'''
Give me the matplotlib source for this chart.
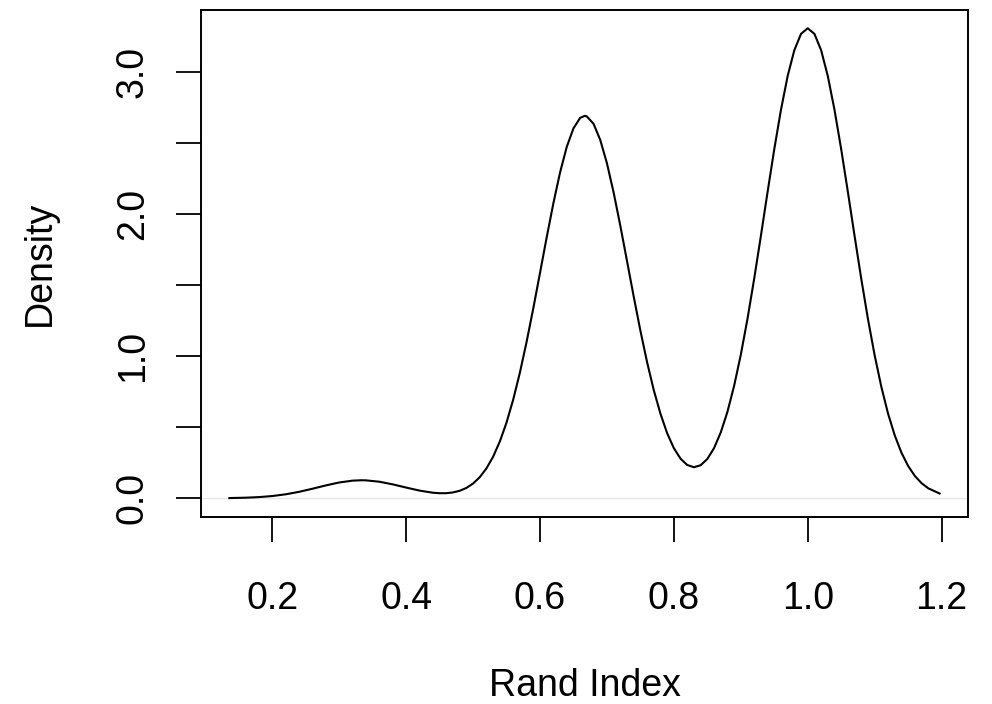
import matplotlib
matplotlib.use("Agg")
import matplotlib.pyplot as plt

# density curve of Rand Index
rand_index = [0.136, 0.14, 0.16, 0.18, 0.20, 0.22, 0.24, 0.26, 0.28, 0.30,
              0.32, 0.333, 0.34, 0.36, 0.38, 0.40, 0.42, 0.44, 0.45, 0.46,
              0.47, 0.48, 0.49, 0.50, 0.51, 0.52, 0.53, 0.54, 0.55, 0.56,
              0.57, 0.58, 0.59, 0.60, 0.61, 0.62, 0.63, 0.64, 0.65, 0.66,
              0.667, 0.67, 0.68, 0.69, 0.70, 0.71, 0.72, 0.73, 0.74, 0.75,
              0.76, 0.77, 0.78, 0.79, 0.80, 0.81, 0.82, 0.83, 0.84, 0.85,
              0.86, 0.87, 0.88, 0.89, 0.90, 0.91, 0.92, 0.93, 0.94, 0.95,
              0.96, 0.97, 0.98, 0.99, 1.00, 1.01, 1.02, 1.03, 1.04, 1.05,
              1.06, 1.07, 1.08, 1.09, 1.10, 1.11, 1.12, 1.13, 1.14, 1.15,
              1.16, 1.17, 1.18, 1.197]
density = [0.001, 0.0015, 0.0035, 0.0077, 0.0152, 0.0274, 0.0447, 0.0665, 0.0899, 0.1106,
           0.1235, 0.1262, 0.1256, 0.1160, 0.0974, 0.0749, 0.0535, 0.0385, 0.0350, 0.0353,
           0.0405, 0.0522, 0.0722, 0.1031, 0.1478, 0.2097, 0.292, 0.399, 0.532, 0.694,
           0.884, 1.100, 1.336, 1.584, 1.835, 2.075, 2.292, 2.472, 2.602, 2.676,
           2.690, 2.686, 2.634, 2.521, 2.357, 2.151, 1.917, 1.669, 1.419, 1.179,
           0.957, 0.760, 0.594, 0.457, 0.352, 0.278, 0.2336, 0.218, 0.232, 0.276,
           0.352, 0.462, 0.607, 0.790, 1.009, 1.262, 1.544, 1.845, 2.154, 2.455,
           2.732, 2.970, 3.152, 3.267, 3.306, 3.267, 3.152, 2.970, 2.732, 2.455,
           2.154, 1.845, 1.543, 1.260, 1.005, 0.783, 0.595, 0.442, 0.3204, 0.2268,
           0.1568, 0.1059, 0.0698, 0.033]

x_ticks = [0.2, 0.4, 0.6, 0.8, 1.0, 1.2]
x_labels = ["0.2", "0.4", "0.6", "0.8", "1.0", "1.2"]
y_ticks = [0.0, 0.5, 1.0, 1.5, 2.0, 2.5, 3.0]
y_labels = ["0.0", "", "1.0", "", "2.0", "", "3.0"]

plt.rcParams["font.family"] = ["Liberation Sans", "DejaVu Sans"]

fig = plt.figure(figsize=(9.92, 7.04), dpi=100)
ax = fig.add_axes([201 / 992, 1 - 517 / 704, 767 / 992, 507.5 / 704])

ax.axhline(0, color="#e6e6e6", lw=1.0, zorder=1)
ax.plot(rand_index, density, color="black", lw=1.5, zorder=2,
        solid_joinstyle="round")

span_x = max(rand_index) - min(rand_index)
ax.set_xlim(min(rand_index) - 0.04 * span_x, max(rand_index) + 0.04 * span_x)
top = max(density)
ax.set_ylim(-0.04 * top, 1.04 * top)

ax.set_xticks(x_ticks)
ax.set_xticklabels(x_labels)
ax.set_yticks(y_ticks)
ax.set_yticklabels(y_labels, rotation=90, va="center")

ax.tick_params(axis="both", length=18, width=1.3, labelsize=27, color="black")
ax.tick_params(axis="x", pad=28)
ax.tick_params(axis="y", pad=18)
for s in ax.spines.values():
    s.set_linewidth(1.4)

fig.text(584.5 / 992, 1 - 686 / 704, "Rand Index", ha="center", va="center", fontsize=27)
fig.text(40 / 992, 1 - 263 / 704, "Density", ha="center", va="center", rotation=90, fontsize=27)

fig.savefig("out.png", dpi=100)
'''
* **WHAT YOU ARE ASKED TO DO**: Copy the material above in full and exactly, skipping pictures.

* **RESULT OF THE TASK**:
Give me the matplotlib source for this chart.
import matplotlib
matplotlib.use("Agg")
import matplotlib.pyplot as plt

# density curve of Rand Index
rand_index = [0.136, 0.14, 0.16, 0.18, 0.20, 0.22, 0.24, 0.26, 0.28, 0.30,
              0.32, 0.333, 0.34, 0.36, 0.38, 0.40, 0.42, 0.44, 0.45, 0.46,
              0.47, 0.48, 0.49, 0.50, 0.51, 0.52, 0.53, 0.54, 0.55, 0.56,
              0.57, 0.58, 0.59, 0.60, 0.61, 0.62, 0.63, 0.64, 0.65, 0.66,
              0.667, 0.67, 0.68, 0.69, 0.70, 0.71, 0.72, 0.73, 0.74, 0.75,
              0.76, 0.77, 0.78, 0.79, 0.80, 0.81, 0.82, 0.83, 0.84, 0.85,
              0.86, 0.87, 0.88, 0.89, 0.90, 0.91, 0.92, 0.93, 0.94, 0.95,
              0.96, 0.97, 0.98, 0.99, 1.00, 1.01, 1.02, 1.03, 1.04, 1.05,
              1.06, 1.07, 1.08, 1.09, 1.10, 1.11, 1.12, 1.13, 1.14, 1.15,
              1.16, 1.17, 1.18, 1.197]
density = [0.001, 0.0015, 0.0035, 0.0077, 0.0152, 0.0274, 0.0447, 0.0665, 0.0899, 0.1106,
           0.1235, 0.1262, 0.1256, 0.1160, 0.0974, 0.0749, 0.0535, 0.0385, 0.0350, 0.0353,
           0.0405, 0.0522, 0.0722, 0.1031, 0.1478, 0.2097, 0.292, 0.399, 0.532, 0.694,
           0.884, 1.100, 1.336, 1.584, 1.835, 2.075, 2.292, 2.472, 2.602, 2.676,
           2.690, 2.686, 2.634, 2.521, 2.357, 2.151, 1.917, 1.669, 1.419, 1.179,
           0.957, 0.760, 0.594, 0.457, 0.352, 0.278, 0.2336, 0.218, 0.232, 0.276,
           0.352, 0.462, 0.607, 0.790, 1.009, 1.262, 1.544, 1.845, 2.154, 2.455,
           2.732, 2.970, 3.152, 3.267, 3.306, 3.267, 3.152, 2.970, 2.732, 2.455,
           2.154, 1.845, 1.543, 1.260, 1.005, 0.783, 0.595, 0.442, 0.3204, 0.2268,
           0.1568, 0.1059, 0.0698, 0.033]

x_ticks = [0.2, 0.4, 0.6, 0.8, 1.0, 1.2]
x_labels = ["0.2", "0.4", "0.6", "0.8", "1.0", "1.2"]
y_ticks = [0.0, 0.5, 1.0, 1.5, 2.0, 2.5, 3.0]
y_labels = ["0.0", "", "1.0", "", "2.0", "", "3.0"]

plt.rcParams["font.family"] = ["Liberation Sans", "DejaVu Sans"]

fig = plt.figure(figsize=(9.92, 7.04), dpi=100)
ax = fig.add_axes([201 / 992, 1 - 517 / 704, 767 / 992, 507.5 / 704])

ax.axhline(0, color="#e6e6e6", lw=1.0, zorder=1)
ax.plot(rand_index, density, color="black", lw=1.5, zorder=2,
        solid_joinstyle="round")

span_x = max(rand_index) - min(rand_index)
ax.set_xlim(min(rand_index) - 0.04 * span_x, max(rand_index) + 0.04 * span_x)
top = max(density)
ax.set_ylim(-0.04 * top, 1.04 * top)

ax.set_xticks(x_ticks)
ax.set_xticklabels(x_labels)
ax.set_yticks(y_ticks)
ax.set_yticklabels(y_labels, rotation=90, va="center")

ax.tick_params(axis="both", length=18, width=1.3, labelsize=27, color="black")
ax.tick_params(axis="x", pad=28)
ax.tick_params(axis="y", pad=18)
for s in ax.spines.values():
    s.set_linewidth(1.4)

fig.text(584.5 / 992, 1 - 686 / 704, "Rand Index", ha="center", va="center", fontsize=27)
fig.text(40 / 992, 1 - 263 / 704, "Density", ha="center", va="center", rotation=90, fontsize=27)

fig.savefig("out.png", dpi=100)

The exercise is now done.